STORED DATA start

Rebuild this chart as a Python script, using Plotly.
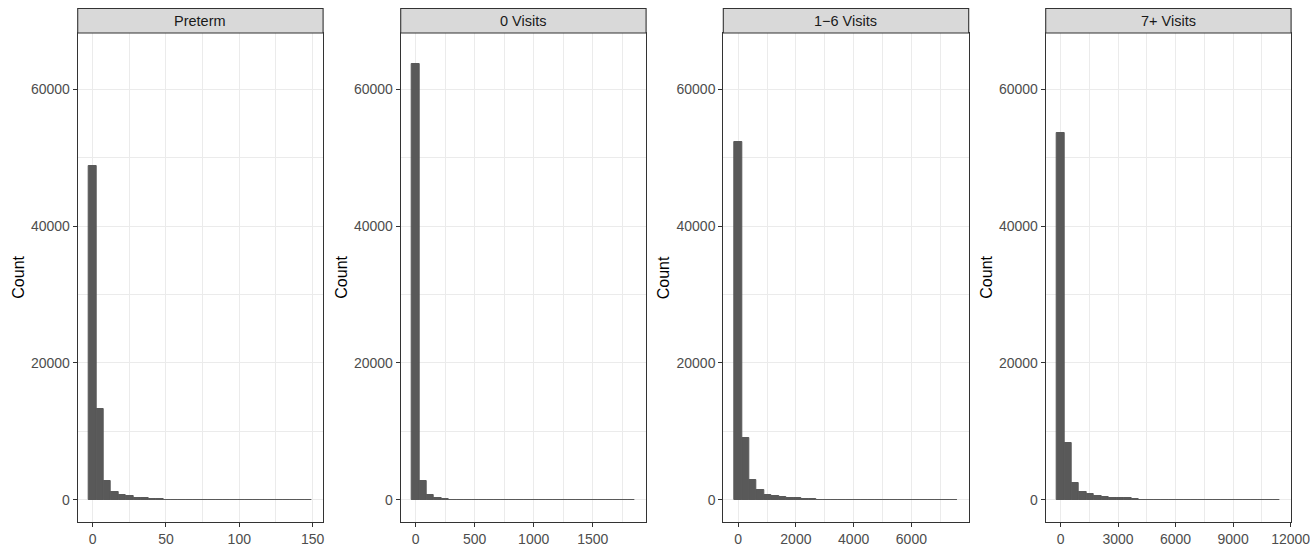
import plotly.graph_objects as go

# ---- data (30 bins per panel, ggplot-style: first bin centred on min) ----
panel_titles = ["Preterm", "0 Visits", "1\u22126 Visits", "7+ Visits"]
bin_min = [0, 0, 0, 0]
bin_max = [147, 1826, 7470, 11250]

counts_preterm = [48760, 13230, 2730, 1150, 700, 560, 260, 280, 120, 60,
                  40, 30, 20, 15, 12, 10, 8, 6, 5, 5, 4, 3, 3, 2, 2, 2, 1, 1, 1, 1]
counts_0 = [63750, 2730, 690, 250, 80, 40, 25, 15, 10, 8,
            6, 5, 4, 3, 3, 2, 2, 2, 1, 1, 1, 1, 1, 1, 1, 1, 1, 1, 1, 1]
counts_1_6 = [52260, 9000, 2870, 1410, 740, 540, 390, 300, 250, 100,
              60, 40, 30, 20, 15, 12, 10, 8, 6, 5, 4, 3, 3, 2, 2, 2, 1, 1, 1, 1]
counts_7 = [53620, 8270, 2440, 1120, 830, 540, 390, 250, 240, 200,
            60, 40, 30, 20, 15, 12, 10, 8, 6, 5, 4, 3, 3, 2, 2, 2, 1, 1, 1, 1]
all_counts = [counts_preterm, counts_0, counts_1_6, counts_7]

x_major = [[0, 50, 100, 150], [0, 500, 1000, 1500],
           [0, 2000, 4000, 6000], [0, 3000, 6000, 9000, 12000]]
x_minor_step = [25, 250, 1000, 1500]
y_ticks = [0, 20000, 40000, 60000]
y_limit = 65000

# ---- layout geometry (pixels) ----
W, H = 1310, 546
lefts = [77.7, 400.7, 723.3, 1045.7]
pw = 245.4
plot_top, plot_bot = 33.0, 522.0
strip_top = 8.5

FONT = "Liberation Sans, Arial, sans-serif"
BAR = "#595959"
GRID = "#EBEBEB"
BORDER = "#333333"
TICKTXT = "#4D4D4D"

fig = go.Figure()
shapes = []
annotations = []


def px_x(v):
    return v / W


def px_y(v):
    return 1 - v / H


for i in range(4):
    n = len(all_counts[i])
    w = (bin_max[i] - bin_min[i]) / (n - 1)
    centers = [bin_min[i] + k * w for k in range(n)]
    lo, hi = bin_min[i] - w / 2, bin_max[i] + w / 2
    span = hi - lo
    xr = [lo - 0.05 * span, hi + 0.05 * span]
    ax = "" if i == 0 else str(i + 1)
    fig.add_trace(go.Bar(
        x=centers, y=all_counts[i], width=w,
        marker=dict(color=BAR, line=dict(color=BAR, width=1)),
        xaxis="x" + ax, yaxis="y" + ax, showlegend=False,
        hovertemplate="%{x}: %{y}<extra></extra>",
    ))
    d0, d1 = px_x(lefts[i]), px_x(lefts[i] + pw)
    fig.layout["xaxis" + ax] = dict(
        domain=[d0, d1], range=xr, anchor="y" + ax,
        tickmode="array", tickvals=x_major[i], tickformat="d",
        showgrid=True, gridcolor=GRID, gridwidth=1.1,
        minor=dict(dtick=x_minor_step[i], tick0=0, showgrid=True,
                   gridcolor=GRID, gridwidth=0.55, ticks=""),
        zeroline=False, showline=True, mirror=True, linecolor=BORDER, linewidth=1.1,
        ticks="outside", ticklen=4, tickwidth=1.1, tickcolor=BORDER,
        tickfont=dict(family=FONT, size=14, color=TICKTXT),
        ticklabeloverflow="allow", automargin=False,
    )
    fig.layout["yaxis" + ax] = dict(
        domain=[px_y(plot_bot), px_y(plot_top)],
        range=[-0.05 * y_limit, 1.05 * y_limit], anchor="x" + ax,
        tickmode="array", tickvals=y_ticks, tickformat="d",
        showgrid=True, gridcolor=GRID, gridwidth=1.1,
        minor=dict(dtick=10000, tick0=0, showgrid=True,
                   gridcolor=GRID, gridwidth=0.55, ticks=""),
        zeroline=False, showline=True, mirror=True, linecolor=BORDER, linewidth=1.1,
        ticks="outside", ticklen=4, tickwidth=1.1, tickcolor=BORDER,
        tickfont=dict(family=FONT, size=14, color=TICKTXT),
        automargin=False,
    )
    # facet strip
    shapes.append(dict(type="rect", xref="paper", yref="paper",
                       x0=d0, x1=d1, y0=px_y(plot_top), y1=px_y(strip_top),
                       fillcolor="#D9D9D9", line=dict(color=BORDER, width=1.1),
                       layer="above"))
    annotations.append(dict(text=panel_titles[i], xref="paper", yref="paper",
                            x=(d0 + d1) / 2, y=(px_y(plot_top) + px_y(strip_top)) / 2,
                            xanchor="center", yanchor="middle", showarrow=False,
                            font=dict(family=FONT, size=14.5, color="#1A1A1A")))
    # y axis title
    annotations.append(dict(text="Count", xref="paper", yref="paper",
                            x=px_x(lefts[i] - 59.5), y=px_y((plot_top + plot_bot) / 2),
                            xanchor="center", yanchor="middle", showarrow=False,
                            textangle=-90,
                            font=dict(family=FONT, size=16, color="#000000")))

fig.update_layout(
    width=W, height=H,
    margin=dict(l=0, r=0, t=0, b=0),
    paper_bgcolor="white", plot_bgcolor="white",
    bargap=0, shapes=shapes, annotations=annotations,
    font=dict(family=FONT),
)

fig.write_html(
    "out.html",
    config={"displayModeBar": False},
    post_script="document.body.style.margin='0';document.body.style.overflow='hidden';",
)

STORED DATA end

> **REQUIRED WORK**:
Transcribe all of the material exactly, leaving out whatever pictures it contains.

> **THE RESPONSE**:
Rebuild this chart as a Python script, using Plotly.
import plotly.graph_objects as go

# ---- data (30 bins per panel, ggplot-style: first bin centred on min) ----
panel_titles = ["Preterm", "0 Visits", "1\u22126 Visits", "7+ Visits"]
bin_min = [0, 0, 0, 0]
bin_max = [147, 1826, 7470, 11250]

counts_preterm = [48760, 13230, 2730, 1150, 700, 560, 260, 280, 120, 60,
                  40, 30, 20, 15, 12, 10, 8, 6, 5, 5, 4, 3, 3, 2, 2, 2, 1, 1, 1, 1]
counts_0 = [63750, 2730, 690, 250, 80, 40, 25, 15, 10, 8,
            6, 5, 4, 3, 3, 2, 2, 2, 1, 1, 1, 1, 1, 1, 1, 1, 1, 1, 1, 1]
counts_1_6 = [52260, 9000, 2870, 1410, 740, 540, 390, 300, 250, 100,
              60, 40, 30, 20, 15, 12, 10, 8, 6, 5, 4, 3, 3, 2, 2, 2, 1, 1, 1, 1]
counts_7 = [53620, 8270, 2440, 1120, 830, 540, 390, 250, 240, 200,
            60, 40, 30, 20, 15, 12, 10, 8, 6, 5, 4, 3, 3, 2, 2, 2, 1, 1, 1, 1]
all_counts = [counts_preterm, counts_0, counts_1_6, counts_7]

x_major = [[0, 50, 100, 150], [0, 500, 1000, 1500],
           [0, 2000, 4000, 6000], [0, 3000, 6000, 9000, 12000]]
x_minor_step = [25, 250, 1000, 1500]
y_ticks = [0, 20000, 40000, 60000]
y_limit = 65000

# ---- layout geometry (pixels) ----
W, H = 1310, 546
lefts = [77.7, 400.7, 723.3, 1045.7]
pw = 245.4
plot_top, plot_bot = 33.0, 522.0
strip_top = 8.5

FONT = "Liberation Sans, Arial, sans-serif"
BAR = "#595959"
GRID = "#EBEBEB"
BORDER = "#333333"
TICKTXT = "#4D4D4D"

fig = go.Figure()
shapes = []
annotations = []


def px_x(v):
    return v / W


def px_y(v):
    return 1 - v / H


for i in range(4):
    n = len(all_counts[i])
    w = (bin_max[i] - bin_min[i]) / (n - 1)
    centers = [bin_min[i] + k * w for k in range(n)]
    lo, hi = bin_min[i] - w / 2, bin_max[i] + w / 2
    span = hi - lo
    xr = [lo - 0.05 * span, hi + 0.05 * span]
    ax = "" if i == 0 else str(i + 1)
    fig.add_trace(go.Bar(
        x=centers, y=all_counts[i], width=w,
        marker=dict(color=BAR, line=dict(color=BAR, width=1)),
        xaxis="x" + ax, yaxis="y" + ax, showlegend=False,
        hovertemplate="%{x}: %{y}<extra></extra>",
    ))
    d0, d1 = px_x(lefts[i]), px_x(lefts[i] + pw)
    fig.layout["xaxis" + ax] = dict(
        domain=[d0, d1], range=xr, anchor="y" + ax,
        tickmode="array", tickvals=x_major[i], tickformat="d",
        showgrid=True, gridcolor=GRID, gridwidth=1.1,
        minor=dict(dtick=x_minor_step[i], tick0=0, showgrid=True,
                   gridcolor=GRID, gridwidth=0.55, ticks=""),
        zeroline=False, showline=True, mirror=True, linecolor=BORDER, linewidth=1.1,
        ticks="outside", ticklen=4, tickwidth=1.1, tickcolor=BORDER,
        tickfont=dict(family=FONT, size=14, color=TICKTXT),
        ticklabeloverflow="allow", automargin=False,
    )
    fig.layout["yaxis" + ax] = dict(
        domain=[px_y(plot_bot), px_y(plot_top)],
        range=[-0.05 * y_limit, 1.05 * y_limit], anchor="x" + ax,
        tickmode="array", tickvals=y_ticks, tickformat="d",
        showgrid=True, gridcolor=GRID, gridwidth=1.1,
        minor=dict(dtick=10000, tick0=0, showgrid=True,
                   gridcolor=GRID, gridwidth=0.55, ticks=""),
        zeroline=False, showline=True, mirror=True, linecolor=BORDER, linewidth=1.1,
        ticks="outside", ticklen=4, tickwidth=1.1, tickcolor=BORDER,
        tickfont=dict(family=FONT, size=14, color=TICKTXT),
        automargin=False,
    )
    # facet strip
    shapes.append(dict(type="rect", xref="paper", yref="paper",
                       x0=d0, x1=d1, y0=px_y(plot_top), y1=px_y(strip_top),
                       fillcolor="#D9D9D9", line=dict(color=BORDER, width=1.1),
                       layer="above"))
    annotations.append(dict(text=panel_titles[i], xref="paper", yref="paper",
                            x=(d0 + d1) / 2, y=(px_y(plot_top) + px_y(strip_top)) / 2,
                            xanchor="center", yanchor="middle", showarrow=False,
                            font=dict(family=FONT, size=14.5, color="#1A1A1A")))
    # y axis title
    annotations.append(dict(text="Count", xref="paper", yref="paper",
                            x=px_x(lefts[i] - 59.5), y=px_y((plot_top + plot_bot) / 2),
                            xanchor="center", yanchor="middle", showarrow=False,
                            textangle=-90,
                            font=dict(family=FONT, size=16, color="#000000")))

fig.update_layout(
    width=W, height=H,
    margin=dict(l=0, r=0, t=0, b=0),
    paper_bgcolor="white", plot_bgcolor="white",
    bargap=0, shapes=shapes, annotations=annotations,
    font=dict(family=FONT),
)

fig.write_html(
    "out.html",
    config={"displayModeBar": False},
    post_script="document.body.style.margin='0';document.body.style.overflow='hidden';",
)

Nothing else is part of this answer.